Around this period I formed the Mysore State Inter Bank Sports and Cultural Association membership of which was exclusively for the different Banks in Bangalore. The aims and objectives of this organization were to promote sports among the staff working in the Banks and to co ordinate their individual efforts under one umbrella. I served as its Secretary for a number of years and organized competition between Banks in cricket, football, hockey, ball badminton, tennis, table tennis, chess, caroms and athletics. It created a new awareness among Bank employees and a healthy competition.

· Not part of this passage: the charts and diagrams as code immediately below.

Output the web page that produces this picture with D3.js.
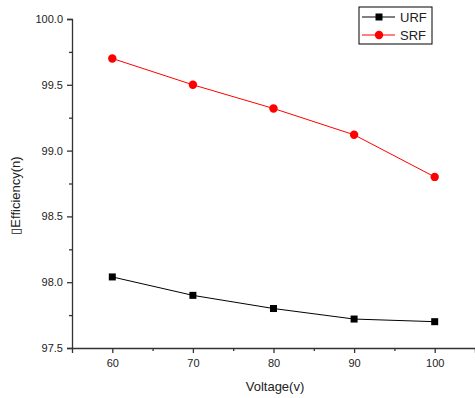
<!DOCTYPE html>
<html>
<head>
<meta charset="utf-8">
<script src="https://cdn.jsdelivr.net/npm/d3@7"></script>
<style>
  body { margin: 0; background: #fff; }
  text { font-family: "Liberation Sans", Arial, sans-serif; fill: #222; }
</style>
</head>
<body>
<div id="chart"></div>
<script>
// data
const voltage = [60, 70, 80, 90, 100];
const urf = [98.04, 97.90, 97.80, 97.72, 97.70];
const srf = [99.70, 99.50, 99.32, 99.12, 98.80];
const xTicks = [60, 70, 80, 90, 100];
const yTicks = [97.5, 98.0, 98.5, 99.0, 99.5, 100.0];

const dims = { width: 475, height: 398 };
const margins = { left: 72, right: 0, top: 19, bottom: 50 };

const svg = d3.select('#chart').append('svg')
  .attr('width', dims.width)
  .attr('height', dims.height);

const x = d3.scaleLinear().domain([55, 105]).range([margins.left, dims.width - margins.right]);
const y = d3.scaleLinear().domain([97.5, 100]).range([dims.height - margins.bottom, margins.top]);

// axes
const xAxis = svg.append('g')
  .attr('transform', `translate(0, ${y(97.5)})`)
  .call(d3.axisBottom(x).tickValues(xTicks).tickFormat(d3.format('d')).tickSize(5).tickPadding(6));
svg.append('g')
  .attr('transform', `translate(0, ${y(97.5)})`)
  .call(d3.axisBottom(x).tickValues([65, 75, 85, 95, 105]).tickFormat('').tickSize(3))
  .select('.domain').remove();

const yAxis = svg.append('g')
  .attr('transform', `translate(${margins.left}, 0)`)
  .call(d3.axisLeft(y).tickValues(yTicks).tickFormat(d3.format('.1f')).tickSize(5).tickPadding(4));
svg.append('g')
  .attr('transform', `translate(${margins.left}, 0)`)
  .call(d3.axisLeft(y).tickValues([97.75, 98.25, 98.75, 99.25, 99.75]).tickFormat('').tickSize(3))
  .select('.domain').remove();

svg.selectAll('.domain, .tick line').attr('stroke', '#333').attr('stroke-width', 1.3);
svg.selectAll('.tick text').attr('font-size', 11).attr('fill', '#222')
  .style('font-family', '"Liberation Sans", Arial, sans-serif');

// titles
svg.append('text')
  .attr('x', 275).attr('y', 391)
  .attr('text-anchor', 'middle')
  .attr('font-size', 13)
  .text('Voltage(v)');

svg.append('text')
  .attr('transform', `translate(20, ${(y(97.5) + y(100)) / 2 + 12}) rotate(-90)`)
  .attr('text-anchor', 'middle')
  .attr('font-size', 13)
  .text('\u25AFEfficiency(n)');

// series
const line = d3.line().x(d => x(d[0])).y(d => y(d[1]));
const urfPts = voltage.map((v, i) => [v, urf[i]]);
const srfPts = voltage.map((v, i) => [v, srf[i]]);

svg.append('path').datum(urfPts).attr('d', line)
  .attr('fill', 'none').attr('stroke', '#000').attr('stroke-width', 1);
svg.append('path').datum(srfPts).attr('d', line)
  .attr('fill', 'none').attr('stroke', '#ff0000').attr('stroke-width', 1);

svg.selectAll('rect.urf').data(urfPts).join('rect')
  .attr('class', 'urf')
  .attr('x', d => x(d[0]) - 3.5).attr('y', d => y(d[1]) - 3.5)
  .attr('width', 7).attr('height', 7).attr('fill', '#000');
svg.selectAll('circle.srf').data(srfPts).join('circle')
  .attr('class', 'srf')
  .attr('cx', d => x(d[0])).attr('cy', d => y(d[1]))
  .attr('r', 4.2).attr('fill', '#ff0000');

// legend
const lg = svg.append('g').attr('transform', 'translate(359, 7)');
lg.append('rect').attr('width', 73).attr('height', 37)
  .attr('fill', '#fff').attr('stroke', '#000').attr('stroke-width', 1);
const items = [
  { name: 'URF', color: '#000', shape: 'square' },
  { name: 'SRF', color: '#ff0000', shape: 'circle' }
];
items.forEach((it, i) => {
  const cy = 10 + i * 18;
  lg.append('line').attr('x1', 3).attr('x2', 36).attr('y1', cy).attr('y2', cy)
    .attr('stroke', it.color).attr('stroke-width', 1);
  if (it.shape === 'square') {
    lg.append('rect').attr('x', 16.5).attr('y', cy - 3.5).attr('width', 7).attr('height', 7).attr('fill', it.color);
  } else {
    lg.append('circle').attr('cx', 20).attr('cy', cy).attr('r', 4.2).attr('fill', it.color);
  }
  lg.append('text').attr('x', 41).attr('y', cy + 5).attr('font-size', 13).text(it.name);
});
</script>
</body>
</html>
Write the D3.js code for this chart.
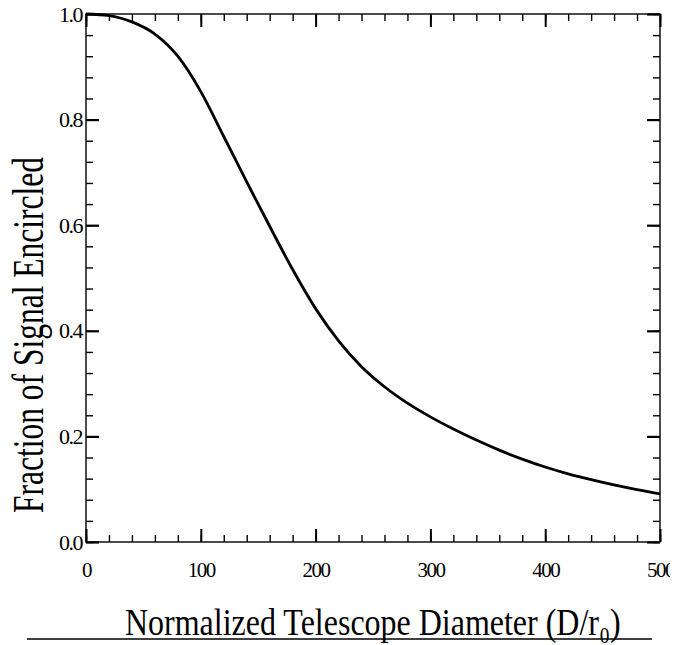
<!DOCTYPE html>
<html>
<head>
<meta charset="utf-8">
<script src="https://cdn.jsdelivr.net/npm/d3@7"></script>
<style>
  body { margin: 0; background: #fff; }
  svg { display: block; }
  text { font-family: "Liberation Serif", "Times New Roman", serif; fill: #000; }
</style>
</head>
<body>
<svg id="chart" width="686" height="645"></svg>
<script>
// Encircled signal fraction vs. normalized telescope diameter
const diameters = [0, 20, 40, 60, 80, 100, 120, 140, 160, 180, 200, 220, 240,
                   260, 280, 300, 320, 340, 360, 380, 400, 420, 440, 460, 480, 500];
const fractions = [1.000, 0.997, 0.985, 0.962, 0.920, 0.853, 0.768, 0.682, 0.598,
                   0.516, 0.442, 0.381, 0.332, 0.294, 0.263, 0.237, 0.214, 0.193,
                   0.174, 0.157, 0.142, 0.129, 0.118, 0.108, 0.099, 0.091];

const xMajorTicks = [0, 100, 200, 300, 400, 500];
const xMinorTicks = d3.range(0, 501, 20);
const yMajorTicks = [0, 0.2, 0.4, 0.6, 0.8, 1.0];
const yMinorTicks = d3.range(0, 26).map(i => i * 0.04);
const yTickLabels = ["0.0", "0.2", "0.4", "0.6", "0.8", "1.0"];

const xTitle = "Normalized Telescope Diameter (D/r\u2080)";
const yTitle = "Fraction of Signal Encircled";

const svg = d3.select("#chart");
const plotLeft = 86, plotRight = 660, plotTop = 14, plotBottom = 542;

const x = d3.scaleLinear().domain([0, 500]).range([plotLeft, plotRight]);
const y = d3.scaleLinear().domain([0, 1]).range([plotBottom, plotTop]);

const MAJOR = 13, MINOR = 7;

function styleAxis(g, width) {
  g.select(".domain").remove();
  g.selectAll(".tick line").attr("stroke", "#000").attr("stroke-width", width);
}

// frame
svg.append("rect")
  .attr("x", plotLeft).attr("y", plotTop)
  .attr("width", plotRight - plotLeft).attr("height", plotBottom - plotTop)
  .attr("fill", "none").attr("stroke", "#000").attr("stroke-width", 1.4);

// minor ticks on all four sides (inward)
svg.append("g").attr("transform", `translate(0,${plotBottom})`)
  .call(d3.axisBottom(x).tickValues(xMinorTicks).tickSize(-MINOR).tickFormat(""))
  .call(g => styleAxis(g, 1.4));
svg.append("g").attr("transform", `translate(0,${plotTop})`)
  .call(d3.axisTop(x).tickValues(xMinorTicks).tickSize(-MINOR).tickFormat(""))
  .call(g => styleAxis(g, 1.4));
svg.append("g").attr("transform", `translate(${plotLeft},0)`)
  .call(d3.axisLeft(y).tickValues(yMinorTicks).tickSize(-MINOR).tickFormat(""))
  .call(g => styleAxis(g, 1.4));
svg.append("g").attr("transform", `translate(${plotRight},0)`)
  .call(d3.axisRight(y).tickValues(yMinorTicks).tickSize(-MINOR).tickFormat(""))
  .call(g => styleAxis(g, 1.4));

// major ticks
svg.append("g").attr("transform", `translate(0,${plotTop})`)
  .call(d3.axisTop(x).tickValues(xMajorTicks).tickSize(-MAJOR).tickFormat(""))
  .call(g => styleAxis(g, 2));
svg.append("g").attr("transform", `translate(${plotRight},0)`)
  .call(d3.axisRight(y).tickValues(yMajorTicks).tickSize(-MAJOR).tickFormat(""))
  .call(g => styleAxis(g, 2.2));

// labelled bottom axis (last label trimmed at the page margin)
svg.append("clipPath").attr("id", "xlabClip")
  .append("rect").attr("x", 0).attr("y", 0).attr("width", 670).attr("height", 645);

svg.append("g").attr("clip-path", "url(#xlabClip)")
  .append("g").attr("transform", `translate(0,${plotBottom})`)
  .call(d3.axisBottom(x).tickValues(xMajorTicks).tickSize(-MAJOR).tickPadding(20)
        .tickFormat(d3.format("d")))
  .call(g => styleAxis(g, 2))
  .call(g => g.selectAll(".tick text")
      .attr("font-family", "Liberation Serif, serif")
      .attr("font-size", 21)
      .attr("letter-spacing", -1.5)
      .attr("dy", "0.71em"));

// labelled left axis
svg.append("g").attr("transform", `translate(${plotLeft},0)`)
  .call(d3.axisLeft(y).tickValues(yMajorTicks).tickSize(-MAJOR).tickPadding(4)
        .tickFormat((d, i) => yTickLabels[i]))
  .call(g => styleAxis(g, 2.2))
  .call(g => g.selectAll(".tick text")
      .attr("font-family", "Liberation Serif, serif")
      .attr("font-size", 22)
      .attr("letter-spacing", -1.5));

// curve
const line = d3.line()
  .x((d, i) => x(diameters[i]))
  .y(d => y(d))
  .curve(d3.curveMonotoneX);

svg.append("path")
  .datum(fractions)
  .attr("d", line)
  .attr("fill", "none")
  .attr("stroke", "#000")
  .attr("stroke-width", 2.8)
  .attr("stroke-linejoin", "round");

// condensed titles: squeeze horizontally to a target length
function condensed(sel, target, baseTransform, anchor) {
  sel.attr("text-anchor", anchor);
  const len = sel.node().getComputedTextLength();
  sel.attr("transform", `${baseTransform} scale(${target / len},1)`);
}

// y title
const yt = svg.append("text").attr("font-size", 44).text(yTitle);
condensed(yt, 356, "translate(43,335) rotate(-90)", "middle");

// x title, underlined
const xt = svg.append("text").attr("font-size", 38).text(xTitle);
condensed(xt, 496, "translate(125,635)", "start");

svg.append("line")
  .attr("x1", 27).attr("x2", 652)
  .attr("y1", 639).attr("y2", 639)
  .attr("stroke", "#000").attr("stroke-width", 1.6);
</script>
</body>
</html>
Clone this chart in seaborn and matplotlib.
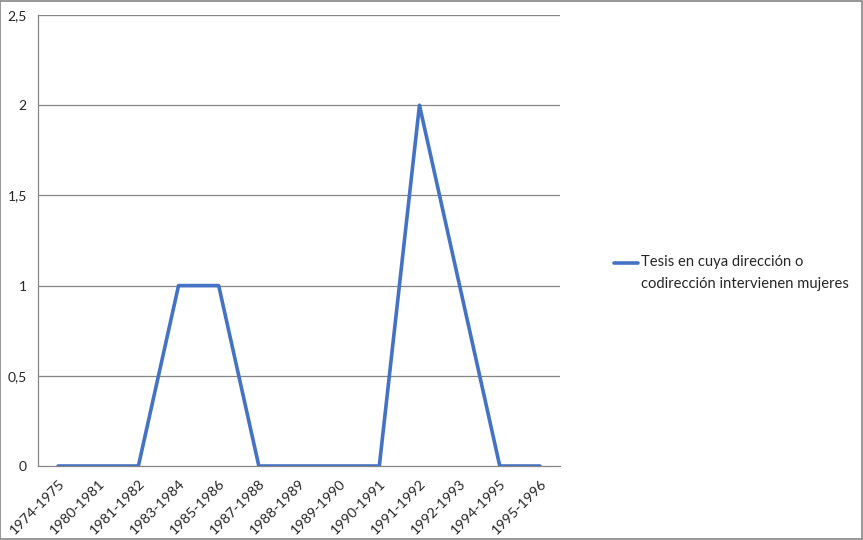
import pandas as pd
import numpy as np
import matplotlib.pyplot as plt
import seaborn as sns
from matplotlib.patches import Rectangle

periodos = ['1974-1975', '1980-1981', '1981-1982', '1983-1984', '1985-1986',
            '1987-1988', '1988-1989', '1989-1990', '1990-1991', '1991-1992',
            '1992-1993', '1994-1995', '1995-1996']
tesis = [0, 0, 0, 1, 1, 0, 0, 0, 0, 2, 1, 0, 0]
serie = 'Tesis en cuya dirección o\ncodirección intervienen mujeres'

y_ticks = [0, 0.5, 1, 1.5, 2, 2.5]
y_labels = ['0', '0,5', '1', '1,5', '2', '2,5']

df = pd.DataFrame({'idx': np.arange(len(periodos)), 'tesis': tesis, 'serie': serie})

sns.set_style('white')
plt.rcParams['font.family'] = ['Lato', 'DejaVu Sans']

fig = plt.figure(figsize=(8.63, 5.4), dpi=100)
ax = fig.add_axes([38 / 863, 1 - 466 / 540, (560 - 38) / 863, (466 - 15) / 540])

sns.lineplot(data=df, x='idx', y='tesis', hue='serie', palette=['#4472C4'],
             linewidth=2.6, ax=ax, legend=False)

grid_c = '#868686'
ax.set_xlim(-0.5, len(periodos) - 0.5)
ax.set_ylim(0, 2.5)
ax.set_yticks(y_ticks)
ax.set_yticklabels(y_labels, fontsize=10)
for y in y_ticks[1:]:
    ax.axhline(y, color=grid_c, linewidth=0.9, zorder=0)

ax.set_xticks(np.arange(len(periodos)))
ax.set_xticklabels(periodos, rotation=45, ha='right', rotation_mode='anchor', fontsize=10.3)
ax.set_xticks(np.arange(len(periodos) + 1) - 0.5, minor=True)
ax.tick_params(axis='x', which='major', length=0, pad=8)
ax.tick_params(axis='x', which='minor', length=5, color=grid_c, width=0.9)
ax.tick_params(axis='y', length=5, color=grid_c, width=0.9, pad=3)
ax.set_xlabel('')
ax.set_ylabel('')

for s in ['top', 'right']:
    ax.spines[s].set_visible(False)
for s in ['left', 'bottom']:
    ax.spines[s].set_color(grid_c)
    ax.spines[s].set_linewidth(0.9)

handle = plt.Line2D([], [], color='#4472C4', linewidth=2.6)
leg = fig.legend([handle], [serie], loc='center left', bbox_to_anchor=(601 / 863, 1 - 273 / 540),
                 frameon=False, fontsize=10.6, handlelength=1.6, handletextpad=0.2)
for t in leg.get_texts():
    t.set_linespacing(1.75)
# lift the legend line up to the first text line, as in the original
for h in leg.legend_handles:
    h.set_ydata(np.asarray(h.get_ydata()) + 7.5)

fig.patches.append(Rectangle((0.0005, 0.001), 0.998, 0.997, transform=fig.transFigure,
                             fill=False, edgecolor=grid_c, linewidth=1.2))

fig.savefig('out.png', dpi=100)
plt.close()
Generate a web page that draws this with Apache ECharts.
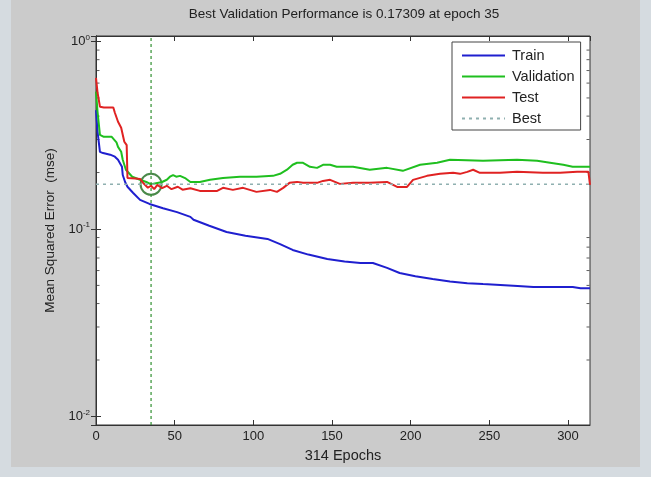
<!DOCTYPE html>
<html>
<head>
<meta charset="utf-8">
<script src="https://cdn.jsdelivr.net/npm/echarts@6/dist/echarts.min.js"></script>
<style>
    html, body { margin: 0; padding: 0; background: #d5dbe0; }
    #chart { width: 651px; height: 477px; }
</style>
</head>
<body>
<div id="chart"></div>
<script>
    // values: [epoch, mse]
    var trainData = [
        [0, 0.43], [1, 0.33], [2.5, 0.258], [4.5, 0.254], [9, 0.249], [12, 0.243], [14, 0.234],
        [16.5, 0.215], [17, 0.194], [18.5, 0.178], [20, 0.168], [23.5, 0.156], [28, 0.143],
        [34, 0.136], [42.6, 0.129], [51.5, 0.123], [60, 0.116], [62, 0.112], [72, 0.104],
        [83, 0.0964], [95, 0.092], [109, 0.0885], [117, 0.083], [125, 0.0773], [135, 0.073],
        [147, 0.0691], [158, 0.067], [168, 0.0658], [176, 0.0658], [185, 0.062], [193, 0.0582],
        [203, 0.056], [214, 0.0541], [225, 0.0525], [236, 0.0514], [246, 0.0508], [257, 0.0502],
        [268, 0.0496], [278, 0.049], [290, 0.049], [303, 0.049], [308, 0.0483], [314, 0.0483]
    ];
    var validData = [
        [0, 0.54], [1, 0.42], [2.5, 0.318], [5, 0.31], [10, 0.31], [11, 0.305], [13, 0.29],
        [14, 0.274], [16, 0.258], [17, 0.234], [19, 0.207], [23, 0.19], [28, 0.183], [32, 0.178],
        [35, 0.17309], [39, 0.176], [42, 0.178], [45, 0.183], [47, 0.19], [49, 0.194], [51, 0.19],
        [53.4, 0.192], [57, 0.186], [60, 0.178], [66, 0.178], [72.5, 0.183], [80.7, 0.187],
        [91.5, 0.19], [102, 0.19], [112.5, 0.192], [117, 0.197], [121.4, 0.207], [125, 0.22],
        [127.8, 0.2255], [131.6, 0.2255], [136, 0.2147], [140.5, 0.2118], [144.3, 0.22],
        [148.8, 0.22], [153, 0.2147], [163.4, 0.2147], [174, 0.2067], [185, 0.2118], [195, 0.2042],
        [206, 0.22], [216.8, 0.2255], [225, 0.234], [246, 0.231], [267.6, 0.234], [280.4, 0.231],
        [288.6, 0.2255], [297, 0.2198], [303, 0.2147], [314, 0.2147]
    ];
    var testData = [
        [0, 0.64], [1, 0.533], [2.5, 0.449], [5, 0.445], [11, 0.445], [12, 0.417], [14, 0.373],
        [16, 0.347], [18, 0.292], [19.5, 0.28], [20, 0.187], [25, 0.186], [28, 0.185], [30, 0.176],
        [33, 0.166], [35, 0.17], [37, 0.163], [39, 0.172], [42, 0.165], [45, 0.17], [48, 0.163],
        [52, 0.168], [55, 0.162], [60, 0.165], [66, 0.1596], [72, 0.1596], [77, 0.1596],
        [80.7, 0.1657], [87, 0.1616], [93.5, 0.1657], [102, 0.1577], [110.6, 0.1616], [115, 0.1577],
        [119, 0.1657], [123, 0.1762], [127.8, 0.1783], [131.6, 0.1762], [140.5, 0.1762],
        [144.3, 0.1805], [148.8, 0.1828], [155, 0.174], [163.4, 0.1762], [174, 0.1762],
        [185, 0.1783], [191.4, 0.1677], [197.7, 0.1677], [201.5, 0.1828], [210.4, 0.192],
        [218.7, 0.1968], [227, 0.1993], [231.4, 0.1968], [236, 0.2017], [239.7, 0.207],
        [244, 0.1993], [256.8, 0.1993], [267.6, 0.2017], [284, 0.1993], [295, 0.1993],
        [305.8, 0.2017], [313, 0.2017], [314, 0.172]
    ];
    var bestEpoch = 35;
    var bestPerf = 0.17309;
    var maxEpoch = 314;
    var yMin = 0.009;
    var yMax = 1.07;
    // minor log ticks (2..9 per decade)
    var minorTicks = [0.02, 0.03, 0.04, 0.05, 0.06, 0.07, 0.08, 0.09,
                      0.2, 0.3, 0.4, 0.5, 0.6, 0.7, 0.8, 0.9];

    var font = 'Liberation Sans, Arial, Helvetica, sans-serif';
    var ink = '#222';

    var chart = echarts.init(document.getElementById('chart'));

    var option = {
        animation: false,
        backgroundColor: '#d5dbe0',
        graphic: [{
            type: 'rect', z: -10, silent: true,
            shape: {x: 11, y: 0, width: 629, height: 467},
            style: {fill: '#cbcbcb'}
        }],
        title: {
            text: 'Best Validation Performance is ' + bestPerf + ' at epoch ' + bestEpoch,
            left: 339,
            textAlign: 'center',
            top: 2,
            textStyle: {fontFamily: font, fontSize: 13.5, fontWeight: 'normal', color: ink}
        },
        legend: {
            data: ['Train', 'Validation', 'Test', 'Best'],
            orient: 'vertical',
            left: 452,
            top: 42,
            padding: [6, 6, 4, 9],
            itemWidth: 43,
            itemHeight: 14,
            itemGap: 6,
            backgroundColor: '#fff',
            borderColor: '#444',
            borderWidth: 1,
            borderRadius: 0,
            itemStyle: {opacity: 0},
            textStyle: {fontFamily: font, fontSize: 14.5, color: ink, padding: [0, 0, 0, 2]}
        },
        grid: {left: 96, right: 61, top: 36, bottom: 52, show: true, backgroundColor: '#fff', borderColor: '#333', borderWidth: 1},
        xAxis: [{
            type: 'value',
            min: 0, max: maxEpoch, interval: 50,
            name: maxEpoch + ' Epochs',
            nameLocation: 'middle',
            nameGap: 23,
            nameTextStyle: {fontFamily: font, fontSize: 14.5, color: ink},
            axisLine: {lineStyle: {color: '#333'}},
            axisTick: {inside: true, length: 5, lineStyle: {color: '#333'}},
            axisLabel: {fontFamily: font, fontSize: 13, color: ink, margin: 5, showMaxLabel: false},
            splitLine: {show: false}
        }, {
            type: 'value', position: 'top',
            min: 0, max: maxEpoch, interval: 50,
            axisLine: {lineStyle: {color: '#333'}},
            axisTick: {inside: true, length: 5, lineStyle: {color: '#333'}},
            axisLabel: {show: false},
            splitLine: {show: false}
        }],
        yAxis: [{
            type: 'log',
            min: yMin, max: yMax,
            name: 'Mean Squared Error  (mse)',
            nameLocation: 'middle',
            nameGap: 34,
            nameRotate: 90,
            nameTextStyle: {fontFamily: font, fontSize: 13.5, color: ink},
            axisLine: {lineStyle: {color: '#333'}},
            axisTick: {inside: true, length: 5, lineStyle: {color: '#333'}},
            axisLabel: {
                showMinLabel: false, showMaxLabel: false, margin: 6,
                formatter: function (v) {
                    return '{b|10}{s|' + Math.round(Math.log10(v)) + '}';
                },
                rich: {
                    b: {fontFamily: font, fontSize: 13, color: ink},
                    s: {fontFamily: font, fontSize: 8, color: ink, verticalAlign: 'top', padding: [0, 0, 8, 0]}
                }
            },
            splitLine: {show: false}
        }, {
            type: 'log', position: 'right',
            min: yMin, max: yMax,
            axisLine: {show: true, lineStyle: {color: '#333'}},
            axisTick: {show: true, inside: true, length: 5, lineStyle: {color: '#333'}},
            axisLabel: {show: false},
            splitLine: {show: false}
        }],
        series: [{
            name: 'Train', type: 'line', symbol: 'none',
            color: '#1f1fcf', lineStyle: {width: 2},
            data: trainData
        }, {
            name: 'Validation', type: 'line', symbol: 'none',
            color: '#1fbf1f', lineStyle: {width: 2},
            data: validData
        }, {
            name: 'Test', type: 'line', symbol: 'none',
            color: '#e02222', lineStyle: {width: 2},
            data: testData
        }, {
            name: 'Best', type: 'line', symbol: 'none',
            color: '#8fb0b0', lineStyle: {width: 1.5, type: [3, 4]},
            data: [[0, bestPerf], [maxEpoch, bestPerf]]
        }, {
            name: 'bestV', type: 'line', symbol: 'none',
            color: '#2f8f2f', lineStyle: {width: 1.2, type: [3, 3]},
            data: [[bestEpoch, yMin], [bestEpoch, yMax]]
        }, {
            name: 'circle', type: 'scatter',
            symbol: 'emptyCircle', symbolSize: 21,
            itemStyle: {color: '#1d6b1d', borderColor: '#1d6b1d', borderWidth: 2},
            data: [[bestEpoch, bestPerf]]
        }, {
            name: 'minorL', type: 'scatter', symbol: 'rect', symbolSize: [3, 1], symbolOffset: [2, 0],
            itemStyle: {color: '#333'}, silent: true,
            data: minorTicks.map(function (v) { return [0, v]; })
        }, {
            name: 'minorR', type: 'scatter', symbol: 'rect', symbolSize: [3, 1], symbolOffset: [-2, 0],
            itemStyle: {color: '#333'}, silent: true,
            data: minorTicks.map(function (v) { return [maxEpoch, v]; })
        }]
    };
    chart.setOption(option);
</script>
</body>
</html>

I also organized annual inter branch tournaments for State Bank of India employees working in the several branches of the Bank in Bangalore in all the indoor games. I worked relentlessly on these activities and to some extent neglected home life and more importantly my career in the Bank. Because of these activities my face became very familiar in not only in the Bank but also in the sports and journalistic circles. The fact that I sported a black cap (RSS variety) helped people recognize me instantly. There is a small story how it came about that I wore a cap, perhaps the only one who wore one in the Bank. I was even nicknamed ‘the thopi’ by close friends. In the late Fifties I had gone on a trip to the famous hill shrine of Lord Muruga in Palani with Raji and the children. There I and the children had our heads tonsured as was the practice. I started wearing a black cap to cover my hairless head when I reported back for work hoping that when the hair grew back I could discard the cap. But unfortunately the hair was not growing as much as I desired so that I could do away with the cap. The cap remained on my head for ever giving me a distinct look perhaps giving a distinct if not a distinguished look.